'Nazis Out:' Germans Protest Far-Right AFD Party's Historic Election Result

Demonstrators protest against the anti-immigration party Alternative fuer Deutschland (AfD) after German general election in Berlin, Germany, September 24. Wolfgang Rattay/Reuters

Although German Chancellor Angela Merkel's Christian Democratic Union (CDU/CSU) won the most seats in parliament after Sunday's elections, Germany's far-right populists have hijacked headlines on Monday, scoring a historic third place that gives them seats in lower house for the first time.

The nationalist Alternative for Germany (AfD) earned the third biggest vote share, while the CDU/CSU scored their worst result in almost seven decades. Germany's second largest party— the Social Democrats (SPD)—also made historic losses.

The results provoked protests across Berlin and other German cities, with groups of people chanting "Nazis out!" "Racism is not an alternative," and "AfD is a bunch of racists," German public broadcaster Deutsche Welle reported.

Around 700 Berliners gathered in the capital's central Alexanderplatz square, chanting slogans and carrying signs in protest of the AfD. Although winning 13 percent of the vote gave the AfD its first foothold on the federal level, it already holds 23 out of 160 seats in the Berlin city parliament.

Similar sized events took place in the cities of Frankfurt and Leipzig, a city where the AfD performed particularly well, while around 400 protesters rallied in Cologne, chanting against indifference, carrying a banner that read, " Whoever is silent, is complicit."

Angela Merkel has ruled out striking a coalition deal with the AfD—a party that gained its popularity largely in opposing her pro-refugee platform, and performed well in the former states of east Germany.
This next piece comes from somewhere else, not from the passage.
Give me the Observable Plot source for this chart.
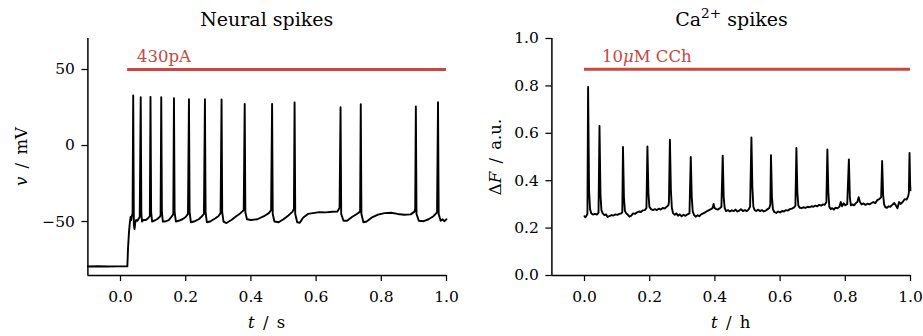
<!DOCTYPE html>
<html><head><meta charset="utf-8">
<script src="https://cdn.jsdelivr.net/npm/d3@7"></script>
<script src="https://cdn.jsdelivr.net/npm/@observablehq/plot@0.6"></script>
<style>
html,body{margin:0;padding:0;background:#fff;}
#wrap{display:flex;width:923px;height:336px;overflow:hidden;}
#wrap svg{display:block;overflow:visible;}
</style></head><body><div id="wrap"></div>
<script>
// ---- Neural spikes: membrane potential (mV) vs time (s)
const neuralT = [-0.1,-0.07,-0.04,-0.01,0.021,0.023,0.026,0.029,0.031,0.033,0.035,0.037,
 0.039,0.041,0.043,0.045,0.048,0.052,0.056,0.059,
 0.062,0.064,0.066,0.070,0.078,0.086,0.090,
 0.092,0.094,0.097,0.102,0.112,0.120,0.123,
 0.125,0.127,0.130,0.136,0.148,0.158,0.162,
 0.164,0.166,0.170,0.178,0.190,0.200,0.207,
 0.210,0.212,0.216,0.225,0.240,0.250,0.256,
 0.259,0.261,0.265,0.275,0.290,0.300,0.307,
 0.310,0.312,0.316,0.325,0.340,0.355,0.368,0.378,
 0.381,0.383,0.388,0.400,0.420,0.440,0.455,0.462,
 0.465,0.467,0.472,0.485,0.500,0.515,0.528,0.532,
 0.534,0.536,0.542,0.550,0.560,0.575,0.590,0.610,0.630,0.650,0.665,0.672,
 0.675,0.677,0.684,0.695,0.710,0.725,0.735,
 0.737,0.739,0.745,0.755,0.770,0.790,0.810,0.830,0.850,0.870,0.890,0.902,0.904,
 0.906,0.908,0.915,0.930,0.945,0.960,0.971,
 0.974,0.976,0.982,0.988,0.993,1.0];
const neuralV = [-79.6,-79.4,-79.6,-79.5,-79.5,-68,-57,-50,-47,-49,-46,-45,
 32.9,-52,-55,-51,-49,-49.5,-48,-47,
 31.8,-45,-50,-49,-49,-47.5,-46.5,
 32.0,-44,-50,-49.5,-48.5,-47,-46,
 31.8,-44,-50,-50,-49,-46.5,-45,
 31.1,-44,-50,-49.5,-48.5,-47,-45,
 30.5,-44,-50.5,-50,-48.5,-46.5,-45,
 30.5,-44,-50.5,-50,-48,-46.5,-44.5,
 30.3,-44,-50,-51,-49,-46.5,-44.5,-42.5,
 27.4,-44,-48.5,-49,-48.5,-46.5,-44.5,-42.5,
 27.4,-45,-50,-50.5,-48.5,-46,-43.5,-41.5,
 28.3,-45,-50.5,-50.8,-47.5,-45,-44.5,-43.8,-44,-43.6,-43.5,-41,
 25.2,-45,-49.5,-49.5,-47,-45,-43.5,
 27.2,-45,-50.5,-50,-47.5,-45.5,-44.5,-44.2,-45,-45.5,-45.3,-43.5,-41.5,
 25.7,-45,-49.5,-49.8,-48.5,-46.5,-44,
 28.5,-45,-49.5,-48.5,-49.8,-48.5];
const stimNeural = {start: 0.022, end: 1.0, level: 50, text: "430pA"};
const neuralXTicks = [0, 0.2, 0.4, 0.6, 0.8, 1.0];
const neuralYTicks = [-50, 0, 50];

// ---- Ca2+ spikes: ΔF (a.u.) vs time (h)
const caT = [0.0,0.003,0.006,0.009,
 0.011,0.014,0.017,0.021,0.026,0.032,0.038,0.043,
 0.046,0.049,0.052,0.056,0.061,0.066,0.071,0.077,0.083,0.089,0.095,0.101,0.107,0.113,0.116,
 0.118,0.121,0.124,0.128,0.133,0.138,0.143,0.149,0.155,0.161,0.167,0.173,0.179,0.185,0.190,
 0.193,0.196,0.199,0.204,0.210,0.216,0.222,0.228,0.234,0.240,0.246,0.252,0.257,0.259,
 0.262,0.265,0.268,0.272,0.277,0.282,0.287,0.292,0.298,0.304,0.310,0.316,0.322,
 0.326,0.329,0.332,0.336,0.341,0.347,0.352,0.358,0.364,0.370,0.376,0.382,0.388,0.393,0.396,0.399,0.404,0.409,0.415,0.420,
 0.424,0.427,0.430,0.434,0.440,0.446,0.452,0.458,0.463,0.469,0.475,0.480,0.486,0.492,0.498,0.503,0.508,
 0.512,0.515,0.518,0.522,0.527,0.533,0.538,0.544,0.550,0.556,0.562,0.567,0.570,
 0.572,0.575,0.578,0.582,0.588,0.594,0.600,0.606,0.612,0.618,0.624,0.630,0.636,0.642,0.647,
 0.650,0.653,0.656,0.660,0.666,0.672,0.678,0.684,0.690,0.696,0.702,0.708,0.714,0.720,0.726,0.732,0.737,0.742,
 0.745,0.748,0.751,0.755,0.760,0.765,0.770,0.776,0.782,0.786,0.790,0.795,0.800,0.806,
 0.811,0.814,0.817,0.822,0.827,0.832,0.837,0.841,0.845,0.850,0.856,0.862,0.868,0.874,0.880,0.886,0.892,0.898,0.904,0.910,
 0.913,0.916,0.919,0.923,0.928,0.933,0.938,0.944,0.950,0.955,0.960,0.965,0.970,0.976,0.982,0.988,0.993,0.995,
 0.997,0.999,1.0];
const caF = [0.250,0.246,0.252,0.260,
 0.796,0.360,0.280,0.262,0.257,0.260,0.257,0.265,
 0.631,0.340,0.275,0.262,0.255,0.258,0.247,0.251,0.255,0.253,0.258,0.256,0.260,0.262,0.268,
 0.542,0.330,0.272,0.262,0.256,0.248,0.252,0.262,0.260,0.266,0.270,0.268,0.275,0.276,0.285,
 0.545,0.350,0.290,0.280,0.276,0.280,0.276,0.282,0.278,0.285,0.283,0.290,0.295,0.310,
 0.573,0.360,0.285,0.262,0.256,0.262,0.252,0.258,0.250,0.256,0.252,0.258,0.262,
 0.500,0.330,0.270,0.256,0.248,0.254,0.250,0.258,0.262,0.266,0.272,0.276,0.280,0.285,0.302,0.285,0.280,0.278,0.284,0.290,
 0.506,0.330,0.285,0.272,0.276,0.270,0.275,0.272,0.278,0.270,0.274,0.280,0.272,0.276,0.272,0.278,0.290,
 0.582,0.370,0.290,0.276,0.272,0.278,0.272,0.276,0.270,0.274,0.280,0.285,0.300,
 0.508,0.330,0.280,0.268,0.264,0.270,0.266,0.272,0.270,0.276,0.274,0.280,0.282,0.286,0.295,
 0.538,0.350,0.295,0.286,0.284,0.288,0.285,0.290,0.288,0.292,0.290,0.295,0.292,0.298,0.295,0.300,0.298,0.310,
 0.532,0.350,0.290,0.280,0.284,0.278,0.286,0.284,0.290,0.310,0.292,0.305,0.296,0.302,
 0.490,0.330,0.296,0.300,0.296,0.305,0.310,0.330,0.310,0.300,0.304,0.298,0.303,0.300,0.305,0.310,0.305,0.318,0.322,0.330,
 0.483,0.340,0.300,0.288,0.286,0.292,0.290,0.298,0.306,0.296,0.284,0.310,0.302,0.310,0.322,0.320,0.335,0.350,
 0.517,0.380,0.360];
const stimCa = {start: 0.0, end: 1.0, level: 0.87, text: "10μM CCh"};
const caXTicks = [0, 0.2, 0.4, 0.6, 0.8, 1.0];
const caYTicks = [0, 0.2, 0.4, 0.6, 0.8, 1.0];

const RED = "#c9473c";
const FONT = "DejaVu Serif";
const TICK_SIZE = 15.5;
const SEP = "\u2002/\u2002";

const neuralData = neuralT.map((t, i) => ({t, v: neuralV[i]}));
const caData = caT.map((t, i) => ({t, v: caF[i]}));

function addText(svg, x, y, parts, {size = 15, anchor = "middle", rotate = 0, fill = "black"} = {}) {
  const g = d3.select(svg).append("text")
    .attr("transform", `translate(${x},${y})` + (rotate ? ` rotate(${rotate})` : ""))
    .attr("text-anchor", anchor)
    .style("font-family", FONT)
    .style("font-size", size + "px")
    .attr("fill", fill);
  for (const p of parts) {
    const ts = g.append("tspan").text(p.t);
    if (p.italic) ts.style("font-style", "italic");
    if (p.sup) ts.style("font-size", (size * 0.72) + "px").attr("dy", -size * 0.42);
    if (p.down) ts.attr("dy", size * 0.42);
  }
}

function makePlot({data, width, ml, mr, yDomain, xTicks, yTicks, yFmt, stim}) {
  return Plot.plot({
    width, height: 336,
    marginLeft: ml, marginRight: mr, marginTop: 38, marginBottom: 61,
    style: {fontFamily: FONT, fontSize: TICK_SIZE + "px", color: "black", background: "white", overflow: "visible"},
    x: {domain: [-0.1, 1.0]},
    y: {domain: yDomain},
    marks: [
      Plot.axisX(xTicks, {tickSize: 6, tickPadding: 9, tickFormat: d => d.toFixed(1), label: null, strokeWidth: 1.25}),
      Plot.axisY(yTicks, {tickSize: 6, tickPadding: 7, tickFormat: yFmt, label: null, strokeWidth: 1.25}),
      Plot.ruleX([-0.1], {strokeWidth: 1.5}),
      Plot.ruleY([yDomain[0]], {strokeWidth: 1.5}),
      Plot.ruleY([stim.level], {x1: stim.start, x2: stim.end, stroke: RED, strokeWidth: 3}),
      Plot.line(data, {x: "t", y: "v", stroke: "black", strokeWidth: 1.9, strokeLinejoin: "round"})
    ]
  });
}

const wrap = document.getElementById("wrap");

// Left panel
const left = makePlot({data: neuralData, width: 461, ml: 87.4, mr: 15, yDomain: [-85.5, 70.4],
  xTicks: neuralXTicks, yTicks: neuralYTicks, yFmt: d => d < 0 ? "\u2212" + Math.abs(d) : String(d), stim: stimNeural});
wrap.appendChild(left);
{
  const sx = left.scale("x"), sy = left.scale("y");
  addText(left, 266.7, 26, [{t: "Neural spikes"}], {size: 19});
  addText(left, 266.7, 328, [{t: "t", italic: true}, {t: SEP + "s"}], {size: 16.5});
  addText(left, 27, 156.5, [{t: "v", italic: true}, {t: SEP + "mV"}], {size: 16.5, rotate: -90});
  addText(left, sx.apply(0.052), sy.apply(54.6), [{t: stimNeural.text}], {size: 16.5, anchor: "start", fill: RED});
}

// Right panel
const right = makePlot({data: caData, width: 462, ml: 90.4, mr: 13, yDomain: [0, 1],
  xTicks: caXTicks, yTicks: caYTicks, yFmt: d => d.toFixed(1), stim: stimCa});
wrap.appendChild(right);
{
  const sx = right.scale("x"), sy = right.scale("y");
  addText(right, 270.5, 26, [{t: "Ca"}, {t: "2+", sup: true}, {t: " spikes", down: true}], {size: 19});
  addText(right, 269.7, 328, [{t: "t", italic: true}, {t: SEP + "h"}], {size: 16.5});
  addText(right, 40, 157, [{t: "\u0394"}, {t: "F", italic: true}, {t: SEP + "a.u."}], {size: 16.5, rotate: -90});
  addText(right, sx.apply(0.055), sy.apply(0.899), [{t: "10"}, {t: "\u03bc", italic: true}, {t: "M CCh"}], {size: 16.5, anchor: "start", fill: RED});
}
</script>
</body></html>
The group's largest single stance is being anti-Muslim, though it also calls for a review of Germany's collective memory of both world wars and a celebration of Nazi military officials.

"If the French are rightly proud of their emperor and the Britons of Nelson and Churchill, we have the right to be proud of the achievements of the German soldiers in two world wars," Alexander Gauland, the party's co-founder said earlier this month.

Among the figures he wanted Germany to reclaim were Nazi Germany's most popular general, Wehrmacht field marshal Erwin Rommel and Claus von Stauffenberg, chief of staff for the commander of the German Replacement Army, who failed to assassinate Adolf Hitler in July 1944.

The party's leader, Frauke Petry, has sparked contrversy in the past for attempt to revive the word "voelkisch," seen as a Nazi means of defining people who they considered "racially superior" to others. And in further controversy, in January, the party's regional chief in the eastern state of Thuringia described Berlin's Holocaust Memorial as a "monument of shame" and called for a "180-degree turnaround" in Germany's chosen way to atone for crimes of the Nazi regime.